Лушка, провожаемая досматривающими взглядами, укрылась в пустоту палаты, где не было даже одинаковых соседок, а только трепетал панический след Клавдии. Клавдия уже в Большой Риге и доит корову, ужасаясь, какой опасности подвергала свою жизнь, две недели находясь рядом с девкой, которая больная и убийца одновременно и за поступки не отвечает. И Клавдия говорит соседкам, что лучше сдохнет на коровьей подстилке, чем сунется еще в сумасшедший город. Соседки дружно про город подхватывают, и только одна замечает, что Клашке всё же помогло — какая была и какая вернулась. Клавдия недоуменно хлопает небесными глазами и начинает причитать, что вот дура так дура, и спасиба сестренке не сказала, и успела уже два раза пообедать, а ей нельзя, бабы, она на диете, и лечиться ей надо травами.
Пироги были так вкусны, что Лушка заплакала. Глупые слезы, но жаль, что всё это кончится, и не потому, что мало, а потому, что такое произведение разрушится и исчезнет, и потому, что в прежней Лушкиной жизни пирогов не было. А были бы — и вся жизнь была бы другой. Нет, Лушка не жалуется, находит смысл и в том, что есть. Но пеките пироги! Пеките пироги — и кто-то удержится на краю пропасти.
Лушку никто не беспокоил, не донимали никаким лечением, к общению с ней не стремились ни соседки, ни прочие, Людмила Михайловна задерживалась минимально, и Лушка пребывала в некоей материальной невесомости, в которой что-то постороннее незаметно обеспечивает существование, — состояние, вызывавшее прежде по крайней мере раздражение, а чаще толкавшее в любую толпу, чтобы чужими пустыми присутствиями заполнить беспризорную судьбу.
Сейчас Лушка старалась быть незаметной, расчетливо избегала белохалатных повелителей и оберегала недавно пугавшее одиночество как главное достояние. Напряжения последних дней разжали тиски и дали отпуск, и она медленно расправлялась, наполняясь новыми силами. Ум, так долго истощавшийся в чудовищных суррогатах, воспрянул и кинулся, оголодавший, если и не на нормальную, то всё же более доброкачественную пищу и подаваемое хватал несоразмерными порциями. Лушка читала предназначенные для детей школьные учебники, как иные девицы читают романы про любовь, — залпом и с забвением себя. То, что она должна была усвоить в детском состоянии, приходило, освобожденное от усилий преодоления, сейчас, и дополнялось уже возрастом и приобретенными представлениями, отчего разрежалось как бы в некий конспект, в пунктирные наметки, сквозь которые возвещали о себе глубины ближние и дальние.

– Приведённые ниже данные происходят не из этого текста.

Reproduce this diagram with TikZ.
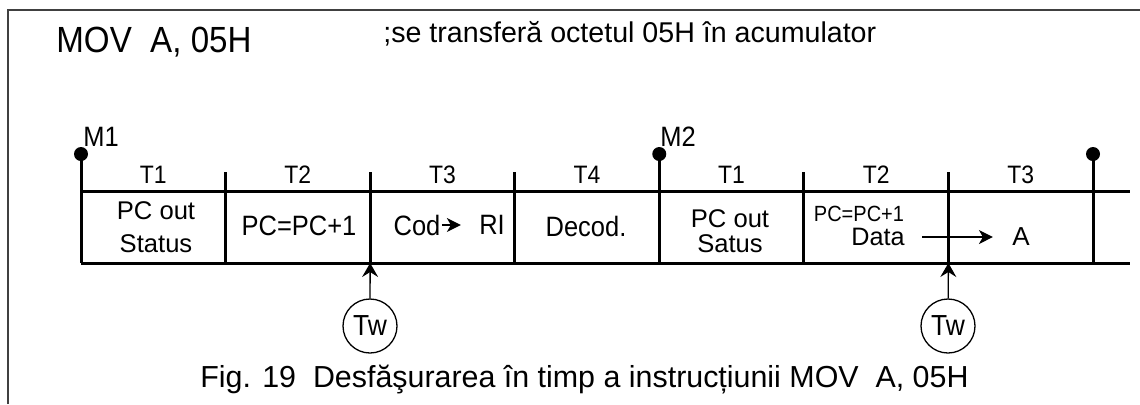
\documentclass[tikz,border=0pt]{standalone}
\usepackage{fontspec}
\setmainfont{Liberation Sans}
\newfontfamily\narrowfont[FakeStretch=0.91]{Liberation Sans}
\usetikzlibrary{arrows.meta,positioning}

\begin{document}
\begin{tikzpicture}[
  x=0.5pt, y=-0.5pt,
  grid/.style={line width=1.5pt},
  frame/.style={line width=1pt, draw=black!75},
  mdot/.style={circle, fill, inner sep=0pt, minimum size=7pt},
  mlabel/.style={font=\narrowfont\fontsize{14}{16}\selectfont, inner sep=0pt, anchor=base west},
  tlabel/.style={font=\narrowfont\fontsize{12.6}{14}\selectfont, inner sep=0pt, anchor=base},
  cell/.style={font=\fontsize{12.8}{16.5}\selectfont, inner sep=0pt, align=center},
  ncell/.style={font=\narrowfont\fontsize{14}{16}\selectfont, inner sep=0pt},
  twait/.style={circle, draw, line width=0.65pt, minimum size=27pt,
    inner sep=0pt, font=\narrowfont\fontsize{14.5}{16}\selectfont},
  arrow/.style={-{Stealth[length=7pt, width=8pt, inset=2.5pt]}, line width=0.65pt},
  flow/.style={-{Stealth[length=7pt, width=7pt, inset=2pt]}, line width=0.65pt}
]
\useasboundingbox (0,0) rectangle (1140,404);

% Frame
\draw[frame] (8,404) -- (8,10) -- (1140,10);

% Instruction
\node[font=\narrowfont\fontsize{18.2}{20}\selectfont, inner sep=0pt, anchor=base west]
  (instr) at (56,52) {MOV\ \ A, 05H};
\node[font=\fontsize{14.3}{16}\selectfont, inner sep=0pt, anchor=base west]
  (comment) at (383,42) {;se transferă octetul 05H în acumulator};

% Time axis
\foreach \i in {0,...,7} {
  \coordinate (s\i) at ({81+144.57*\i},263);
  \coordinate (t\i) at ({81+144.57*\i},191);
  \coordinate (k\i) at ({81+144.57*\i},172);
}
\coordinate (topend) at (1130,191);
\coordinate (botend) at (1130,263);
\draw[grid] (t0) -- (topend);
\draw[grid] (s0) -- (botend);
\foreach \i in {1,2,3,5,6}
  \draw[grid] (k\i) -- (s\i);

% Machine cycles
\foreach \i/\m in {0/m1,4/m2,7/m3} {
  \node[mdot] (\m) at ({81+144.57*\i},154) {};
  \draw[grid] (\m.center) -- (s\i);
}
\node[mlabel] (lm1) at (83,146) {M1};
\node[mlabel] (lm2) at (660,146) {M2};

% States
\foreach \i/\t in {0/T1,1/T2,2/T3,3/T4,4/T1,5/T2,6/T3}
  \node[tlabel] (st\i) at ({81+144.57*(\i+0.5)},183) {\t};

% Cells
\node[cell] (c1) at (156,227) {PC out\\Status};
\node[ncell] (c2) at (299,226) {PC=PC+1};
\node[ncell] (cod) at (417,225) {Cod};
\node[ncell] (ri) at (492,225) {RI};
\node[ncell] (c4) at (586,226) {Decod.};
\node[cell, font=\fontsize{12.8}{12.8}\selectfont] (c5) at (730,231) {PC out\\Satus};
\node[ncell, font=\narrowfont\fontsize{11}{12}\selectfont] (pcinc) at (859,214) {PC=PC+1};
\node[cell, font=\fontsize{12.6}{14}\selectfont, anchor=base east] (data) at (905,245) {Data};
\node[cell, font=\fontsize{13}{14}\selectfont] (acc) at (1021,237) {A};

\draw[flow, shorten <=0.5pt, shorten >=9pt] (cod) -- (ri);
\draw[flow, shorten <=8.5pt, shorten >=9.5pt] (data.east |- acc) -- (acc);

% Wait states
\node[twait] (tw1) at (370,326) {Tw};
\node[twait] (tw2) at (948,326) {Tw};
\draw[arrow] (tw1) -- (s2);
\draw[arrow] (tw2) -- (s6);

% Caption
\node[font=\fontsize{15.2}{17}\selectfont, inner sep=0pt, anchor=base west]
  (caption) at (200,387) {Fig. 19\ \ Desfăşurarea în timp a instrucțiunii MOV\ \ A, 05H};
\end{tikzpicture}
\end{document}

К этим просвечивающим тайнам в любой момент мог приступить тот, кто осиливал поверхностный разреженный слой, но она удерживала себя от азарта, желая проверить, как птица перед гнездовьем, и соседние водоемы. Она пока не сортировала получаемое, да это и не подлежало анализу, как не подлежит сомнению дорожный указатель, когда ты в пути. Указатель не виноват, если ты оказался не на той дороге. Не понравится место, куда ты прибудешь, ищи другое, только и всего.

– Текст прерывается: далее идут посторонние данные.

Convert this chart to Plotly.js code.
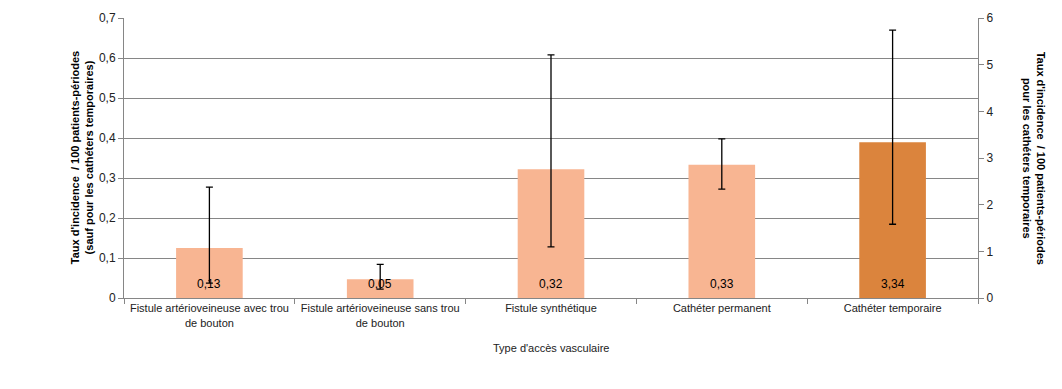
<!DOCTYPE html>
<html>
<head>
<meta charset="utf-8">
<script src="https://cdn.plot.ly/plotly-3.0.1.min.js"></script>
<style>html,body{margin:0;padding:0;background:#fff;}#chart{width:1062px;height:389px;}</style>
</head>
<body>
<div id="chart"></div>
<script>
// Categories (x axis)
const categories = [
  "Fistule artérioveineuse avec trou<br>de bouton",
  "Fistule artérioveineuse sans trou<br>de bouton",
  "Fistule synthétique",
  "Cathéter permanent",
  "Cathéter temporaire"
];
// Left-axis series (first four categories)
const leftValues = [0.125, 0.047, 0.322, 0.333, null];
const leftUpper  = [0.277, 0.084, 0.608, 0.398, null];
const leftLower  = [0.037, 0.022, 0.128, 0.272, null];
// Right-axis series (temporary catheter)
const rightValues = [null, null, null, null, 3.34];
const rightUpper  = [null, null, null, null, 5.74];
const rightLower  = [null, null, null, null, 1.58];
// Data labels
const barLabels = ["0,13", "0,05", "0,32", "0,33", "3,34"];
// Tick labels
const leftTickVals = [0, 0.1, 0.2, 0.3, 0.4, 0.5, 0.6, 0.7];
const leftTickText = ["0", "0,1", "0,2", "0,3", "0,4", "0,5", "0,6", "0,7"];
const rightTickVals = [0, 1, 2, 3, 4, 5, 6];
const rightTickText = ["0", "1", "2", "3", "4", "5", "6"];

const plus = (v, u) => v.map((x, i) => x == null ? null : u[i] - x);
const minus = (v, l) => v.map((x, i) => x == null ? null : x - l[i]);

const font = "Liberation Sans, Arial, sans-serif";

const traceLeft = {
  type: "bar", x: categories, y: leftValues, yaxis: "y",
  marker: {color: "#F8B592"},
  error_y: {type: "data", symmetric: false, array: plus(leftValues, leftUpper),
            arrayminus: minus(leftValues, leftLower), color: "#000", thickness: 1.3, width: 3.5},
  hoverinfo: "none", showlegend: false
};
const traceRight = {
  type: "bar", x: categories, y: rightValues, yaxis: "y2",
  marker: {color: "#DB843D"},
  error_y: {type: "data", symmetric: false, array: plus(rightValues, rightUpper),
            arrayminus: minus(rightValues, rightLower), color: "#000", thickness: 1.3, width: 3.5},
  hoverinfo: "none", showlegend: false
};

const labelAnnotations = categories.map((c, i) => ({
  text: barLabels[i], x: c, y: 0, xref: "x", yref: "y",
  xanchor: "center", yanchor: "bottom", yshift: 5, showarrow: false,
  font: {family: font, size: 12, color: "#000"}
}));

const layout = {
  width: 1062, height: 389,
  margin: {l: 124, r: 84, t: 18, b: 91},
  paper_bgcolor: "#fff", plot_bgcolor: "#fff",
  barmode: "overlay", bargap: 0.61,
  font: {family: font, size: 11, color: "#222"},
  xaxis: {
    type: "category", showline: true, linecolor: "#868686", linewidth: 1,
    ticks: "outside", tickson: "boundaries", ticklen: 5, tickcolor: "#868686",
    tickfont: {family: font, size: 11, color: "#222"}, showgrid: false
  },
  yaxis: {
    range: [0, 0.7], tickvals: leftTickVals, ticktext: leftTickText,
    showline: true, linecolor: "#868686", linewidth: 1,
    ticks: "outside", ticklen: 5, tickcolor: "#868686",
    showgrid: true, gridcolor: "#868686", gridwidth: 1, zeroline: false,
    tickfont: {family: font, size: 12, color: "#222"}
  },
  yaxis2: {
    range: [0, 6], tickvals: rightTickVals, ticktext: rightTickText,
    overlaying: "y", side: "right",
    showline: true, linecolor: "#868686", linewidth: 1,
    ticks: "outside", ticklen: 5, tickcolor: "#868686",
    showgrid: false, zeroline: false,
    tickfont: {family: font, size: 12, color: "#222"}
  },
  annotations: labelAnnotations.concat([
    {text: "<b>Taux d'incidence  / 100 patients-périodes<br>(sauf pour les cathéters temporaires)</b>",
     xref: "paper", yref: "paper", x: -0.049, y: 0.5, xanchor: "center", yanchor: "middle",
     textangle: -90, showarrow: false, font: {family: font, size: 11, color: "#000"}},
    {text: "<b>Taux d'incidence  / 100 patients-périodes<br>pour les cathéters temporaires</b>",
     xref: "paper", yref: "paper", x: 1.066, y: 0.5, xanchor: "center", yanchor: "middle",
     textangle: 90, showarrow: false, font: {family: font, size: 11, color: "#000"}},
    {text: "Type d'accès vasculaire", xref: "paper", yref: "paper", x: 0.5, y: -0.179,
     xanchor: "center", yanchor: "middle", showarrow: false,
     font: {family: font, size: 11, color: "#222"}}
  ])
};

Plotly.newPlot("chart", [traceLeft, traceRight], layout, {displayModeBar: false, staticPlot: true});
</script>
</body>
</html>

Ее подхлестывало нетерпеливое желание добраться до межи, на которой она когда-то принципиально уселась, спиной к приготовленному для всех будущему, предоставив дуракам карабкаться дальше, терзаясь от скуки. За этой межой должно было начаться то, к чему она не прикасалась. Она хотела поскорее избавиться от хотя бы и скверно, но когда-то пройденного и добровольно приступить к уже оплаченному продолжению.
Псих-президенту смешно, он упражняется в остроумии, но могла бы посмеяться и она — над тем, как он, своевременно освоивший начала, близоруко уверился, что вместил в себя всё, что может быть найдено, и теперь предпенсионно гибнет от истощения. Можно бы посмеяться, можно. Но не хочется.
Она возвращается к букварям, потому что возвращается к себе. Но ей важно не только это. И не столько это, потому что над всем, что с ней произошло и происходит, над всем, что она видит и чувствует, — над всем висит один притихший вопрос: а где же главное для жизни? Чтобы искать ответ в иных сферах, она хочет убедиться, что его нет и она не пропустила его — здесь.
Подгоняло ее — и не подгоняло даже, а гнало — опасение, что какой-то гром оборвет тишину, и она спешила, не уставая, и сердилась на уже удлинившуюся ночь, когда притушали свет и когда достаточная для чтения яркость была только в туалете, который Лушка и приспособила для ускоренного самообразования, сторожко при этом прислушиваясь, не предприняла ли очередную чистку кадров баба с краснознаменной повязкой, вернувшаяся после операции на кишечнике еще более революционной. Сходило благополучно, нацеленный инстинкт срабатывал вовремя, и Лушка безвинно взирала со стульчака на ненужных посетителей.